The biggest question remains where Barreto will play in the field. He has been a shortstop for most of professional career, but many scouts see him moving off of the position. Barreto isn’t a lost cause at short. He was considerably better at making the routine plays last season than he was in 2015 and he has the arm strength to possibly be average at the position. But he isn’t likely to develop into an above-average defender at the position. Barreto saw a significant amount of time at second base last season and fared well in his first extended taste of the position. With Marcus Semien firmly ensconced at shortstop in Oakland, second base may be Barreto’s quickest path to the big leagues.
There has also been talk of moving Barreto to centerfield, a position he played before turning pro. He has yet to play a professional inning in center, but he did play there during the Venezuelan Winter League in 2015. The experiment did not go particularly well, but it was a small sample size. His speed and baseball instincts should allow him to hold his own at the position, should the A’s decide to move in that direction.
“The shortstop defense has been solid. Who knows exactly where he will fall in the defensive spectrum, but he definitely has the actions to play shortstop,” Owens said. “He’s dabbled at second base, as well. He’s got the legs to play anywhere on the diamond. He’s definitely a dynamic player.”
Lieppman says Barreto’s increased versatility is a definite plus.
“He’s been good at both [second and short]. He’s still a candidate to be a shortstop. There is no definite idea yet where he will end up. He’s looked good at both spots turning double-plays,” Lieppman said.

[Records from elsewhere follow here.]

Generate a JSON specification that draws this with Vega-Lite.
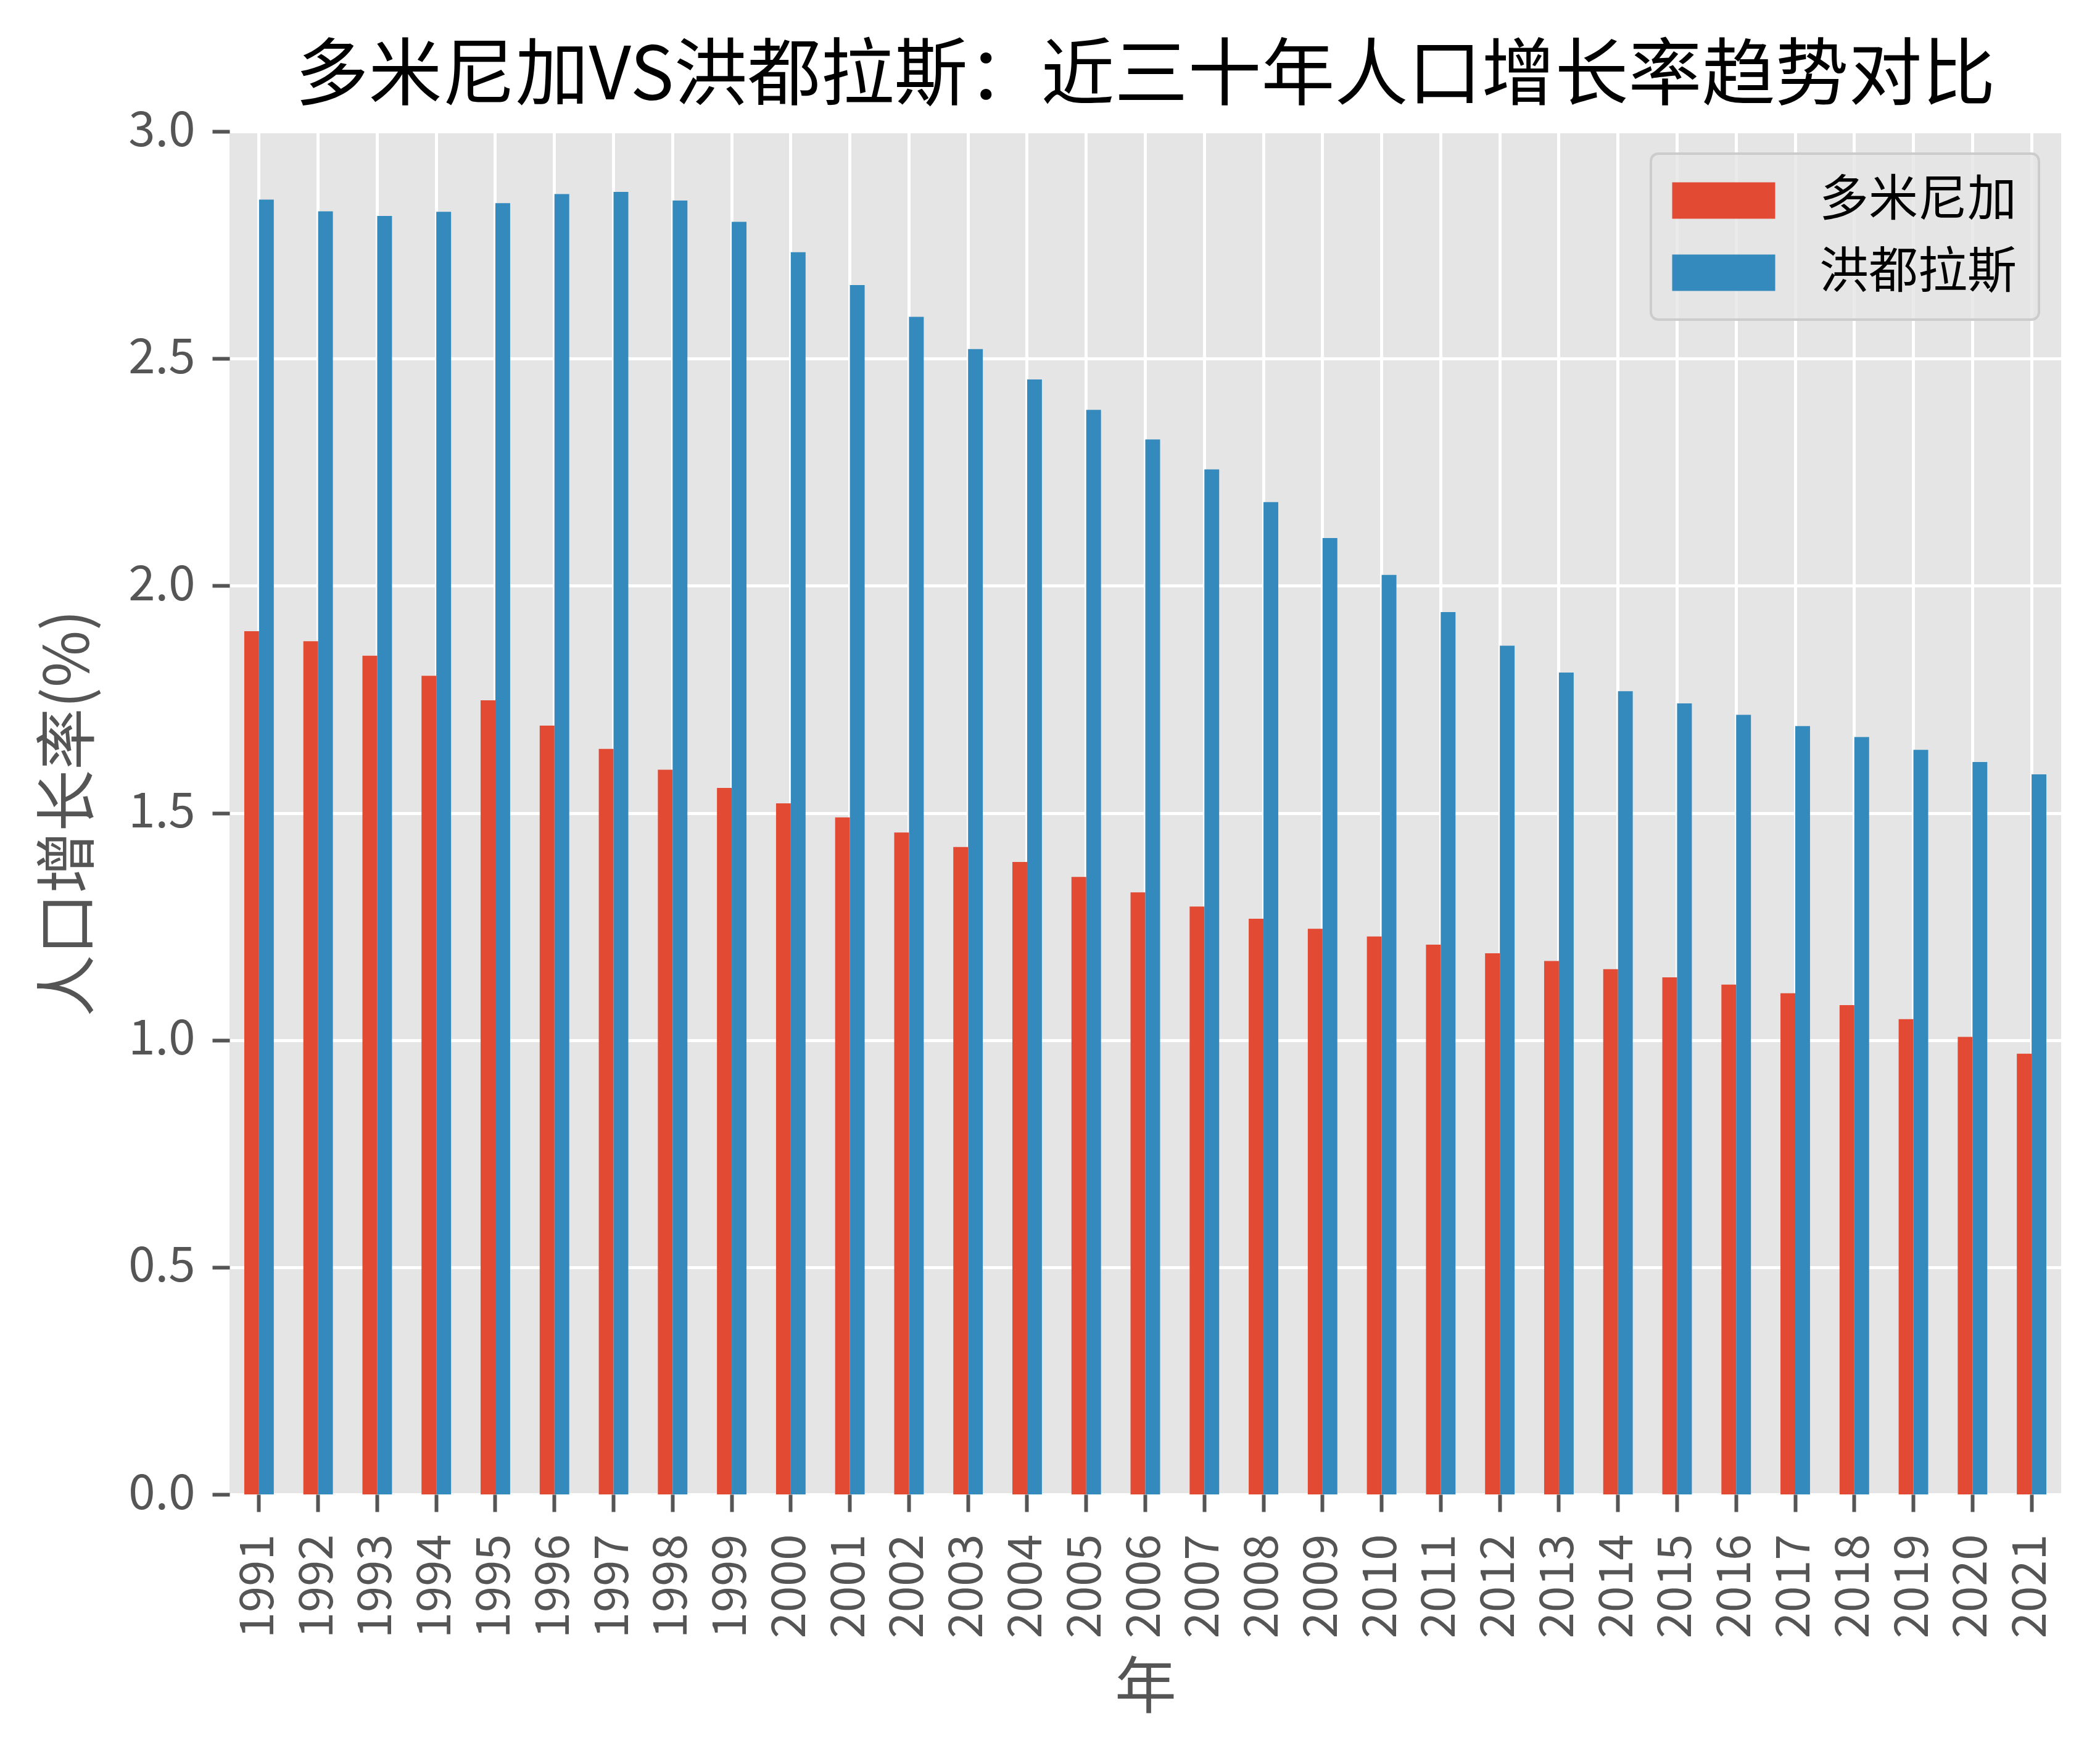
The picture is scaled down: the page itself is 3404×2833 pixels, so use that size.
{
  "$schema": "https://vega.github.io/schema/vega-lite/v6.json",
  "width": 2969,
  "height": 2209,
  "autosize": {"type": "none"},
  "padding": {"left": 372, "top": 213, "right": 63, "bottom": 411},
  "background": "white",
  "title": {
    "text": "多米尼加VS洪都拉斯：近三十年人口增长率趋势对比",
    "font": "Noto Sans CJK SC",
    "fontSize": 119,
    "fontWeight": "normal",
    "color": "black",
    "anchor": "middle",
    "baseline": "alphabetic",
    "offset": -106
  },
  "data": {
    "values": [
      {"year": 1991, "country": "多米尼加", "rate": 1.900}, {"year": 1991, "country": "洪都拉斯", "rate": 2.850},
      {"year": 1992, "country": "多米尼加", "rate": 1.878}, {"year": 1992, "country": "洪都拉斯", "rate": 2.824},
      {"year": 1993, "country": "多米尼加", "rate": 1.846}, {"year": 1993, "country": "洪都拉斯", "rate": 2.814},
      {"year": 1994, "country": "多米尼加", "rate": 1.802}, {"year": 1994, "country": "洪都拉斯", "rate": 2.823},
      {"year": 1995, "country": "多米尼加", "rate": 1.748}, {"year": 1995, "country": "洪都拉斯", "rate": 2.842},
      {"year": 1996, "country": "多米尼加", "rate": 1.692}, {"year": 1996, "country": "洪都拉斯", "rate": 2.862},
      {"year": 1997, "country": "多米尼加", "rate": 1.641}, {"year": 1997, "country": "洪都拉斯", "rate": 2.867},
      {"year": 1998, "country": "多米尼加", "rate": 1.595}, {"year": 1998, "country": "洪都拉斯", "rate": 2.848},
      {"year": 1999, "country": "多米尼加", "rate": 1.555}, {"year": 1999, "country": "洪都拉斯", "rate": 2.801},
      {"year": 2000, "country": "多米尼加", "rate": 1.521}, {"year": 2000, "country": "洪都拉斯", "rate": 2.734},
      {"year": 2001, "country": "多米尼加", "rate": 1.490}, {"year": 2001, "country": "洪都拉斯", "rate": 2.662},
      {"year": 2002, "country": "多米尼加", "rate": 1.457}, {"year": 2002, "country": "洪都拉斯", "rate": 2.592},
      {"year": 2003, "country": "多米尼加", "rate": 1.425}, {"year": 2003, "country": "洪都拉斯", "rate": 2.521},
      {"year": 2004, "country": "多米尼加", "rate": 1.392}, {"year": 2004, "country": "洪都拉斯", "rate": 2.454},
      {"year": 2005, "country": "多米尼加", "rate": 1.359}, {"year": 2005, "country": "洪都拉斯", "rate": 2.387},
      {"year": 2006, "country": "多米尼加", "rate": 1.325}, {"year": 2006, "country": "洪都拉斯", "rate": 2.322},
      {"year": 2007, "country": "多米尼加", "rate": 1.294}, {"year": 2007, "country": "洪都拉斯", "rate": 2.256},
      {"year": 2008, "country": "多米尼加", "rate": 1.267}, {"year": 2008, "country": "洪都拉斯", "rate": 2.184},
      {"year": 2009, "country": "多米尼加", "rate": 1.245}, {"year": 2009, "country": "洪都拉斯", "rate": 2.105},
      {"year": 2010, "country": "多米尼加", "rate": 1.228}, {"year": 2010, "country": "洪都拉斯", "rate": 2.024},
      {"year": 2011, "country": "多米尼加", "rate": 1.210}, {"year": 2011, "country": "洪都拉斯", "rate": 1.942},
      {"year": 2012, "country": "多米尼加", "rate": 1.191}, {"year": 2012, "country": "洪都拉斯", "rate": 1.868},
      {"year": 2013, "country": "多米尼加", "rate": 1.174}, {"year": 2013, "country": "洪都拉斯", "rate": 1.809},
      {"year": 2014, "country": "多米尼加", "rate": 1.156}, {"year": 2014, "country": "洪都拉斯", "rate": 1.768},
      {"year": 2015, "country": "多米尼加", "rate": 1.138}, {"year": 2015, "country": "洪都拉斯", "rate": 1.741},
      {"year": 2016, "country": "多米尼加", "rate": 1.122}, {"year": 2016, "country": "洪都拉斯", "rate": 1.716},
      {"year": 2017, "country": "多米尼加", "rate": 1.103}, {"year": 2017, "country": "洪都拉斯", "rate": 1.691},
      {"year": 2018, "country": "多米尼加", "rate": 1.077}, {"year": 2018, "country": "洪都拉斯", "rate": 1.667},
      {"year": 2019, "country": "多米尼加", "rate": 1.046}, {"year": 2019, "country": "洪都拉斯", "rate": 1.639},
      {"year": 2020, "country": "多米尼加", "rate": 1.007}, {"year": 2020, "country": "洪都拉斯", "rate": 1.612},
      {"year": 2021, "country": "多米尼加", "rate": 0.970}, {"year": 2021, "country": "洪都拉斯", "rate": 1.585}
    ]
  },
  "mark": {"type": "bar"},
  "encoding": {
    "x": {
      "field": "year",
      "type": "nominal",
      "scale": {"paddingInner": 0.5, "paddingOuter": 0.25},
      "axis": {
        "title": "年",
        "titleFont": "Noto Sans CJK SC",
        "titleFontSize": 100,
        "titleFontWeight": "normal",
        "titleColor": "#555555",
        "titlePadding": 66,
        "labelAngle": 270,
        "labelFont": "Noto Sans CJK SC",
        "labelFontSize": 76,
        "labelColor": "#555555",
        "labelPadding": 36,
        "tickColor": "#555555",
        "tickSize": 28,
        "tickWidth": 6,
        "domain": false,
        "grid": true,
        "bandPosition": 0.5,
        "gridColor": "#FFFFFF",
        "gridWidth": 5
      }
    },
    "xOffset": {
      "field": "country",
      "type": "nominal",
      "sort": ["多米尼加", "洪都拉斯"],
      "scale": {"paddingInner": 0, "paddingOuter": 0}
    },
    "y": {
      "field": "rate",
      "type": "quantitative",
      "scale": {"domain": [0, 3], "nice": false},
      "axis": {
        "title": "人口增长率(%)",
        "titleFont": "Noto Sans CJK SC",
        "titleFontSize": 100,
        "titleFontWeight": "normal",
        "titleColor": "#555555",
        "titlePadding": 43,
        "values": [0, 0.5, 1, 1.5, 2, 2.5, 3],
        "format": ".1f",
        "labelFont": "Noto Sans CJK SC",
        "labelFontSize": 78,
        "labelColor": "#555555",
        "labelPadding": 28,
        "tickColor": "#555555",
        "tickSize": 28,
        "tickWidth": 6,
        "domain": false,
        "grid": true,
        "gridColor": "#FFFFFF",
        "gridWidth": 5
      }
    },
    "color": {
      "field": "country",
      "type": "nominal",
      "sort": ["多米尼加", "洪都拉斯"],
      "scale": {"domain": ["多米尼加", "洪都拉斯"], "range": ["#E24A33", "#348ABD"]},
      "legend": {
        "title": null,
        "orient": "top-right",
        "offset": 36,
        "labelFont": "Noto Sans CJK SC",
        "labelFontSize": 80,
        "labelColor": "#000000",
        "labelLimit": 1000,
        "symbolType": "M-2.783,-0.983H2.783V0.983H-2.783Z",
        "symbolSize": 3600,
        "symbolStrokeWidth": 0,
        "symbolOpacity": 1,
        "symbolOffset": 42,
        "labelOffset": 115,
        "rowPadding": 37,
        "padding": 36,
        "fillColor": "rgba(229,229,229,0.8)",
        "strokeColor": "#CCCCCC",
        "cornerRadius": 12,
        "encode": {"legend": {"update": {"strokeWidth": {"value": 4}}}}
      }
    }
  },
  "config": {
    "view": {"fill": "#E5E5E5", "stroke": null}
  }
}
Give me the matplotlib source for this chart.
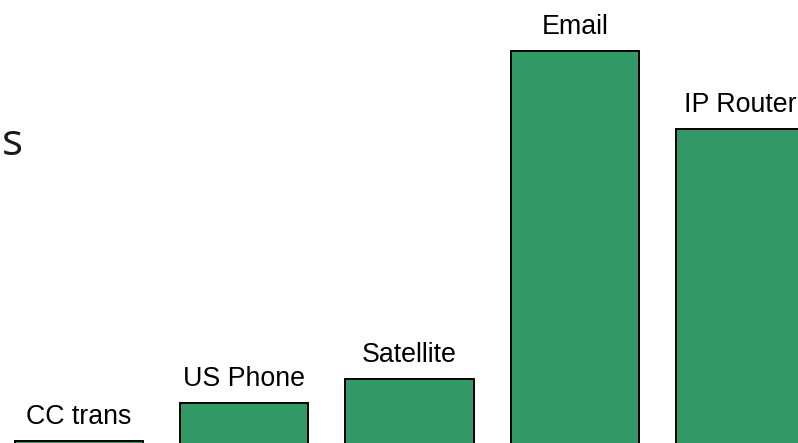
import matplotlib
matplotlib.use("Agg")
import matplotlib.pyplot as plt

# categories and bar heights (baseline sits just below the visible area)
labels = ["CC trans", "US Phone", "Satellite", "Email", "IP Router"]
values = [12, 50, 74, 402, 324]

fig = plt.figure(figsize=(7.98, 4.43), dpi=100)
ax = fig.add_axes([0, 0, 1, 1])

pos = list(range(len(labels)))
ax.bar(pos, values, width=0.776, color="#339966", edgecolor="black", linewidth=1.4)

# category names above each bar
for x, v, lab in zip(pos, values, labels):
    ax.annotate(lab, (x, v), xytext=(0, 12), textcoords="offset points",
                ha="center", va="baseline", fontsize=19.3,
                family="Liberation Sans", color="black")

ax.set_xlim(-0.478, 4.351)
ax.set_ylim(10, 453)
ax.axis("off")

# leftover piece of a title at the left edge
fig.text(0.002, 0.649, "s", fontsize=32, family="Open Sans", color="#1a1a1a",
         ha="left", va="baseline")

fig.savefig("out.png", dpi=100)
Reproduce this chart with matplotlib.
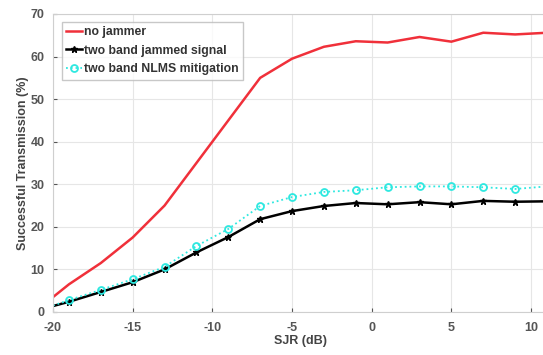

The A’s are in an in-between mode at the big league level where they are putting out a mostly veteran team while still looking towards developing players for the future. With that being the case, the A’s aren’t going to rush Barreto to the big leagues. They will have him spend time in Triple-A at the start of this year to continue to refine his approach at the plate and get more reps defensively. However, if he plays well for the Sounds, he is likely to make a second-half debut in the big leagues, much like Healy did last season.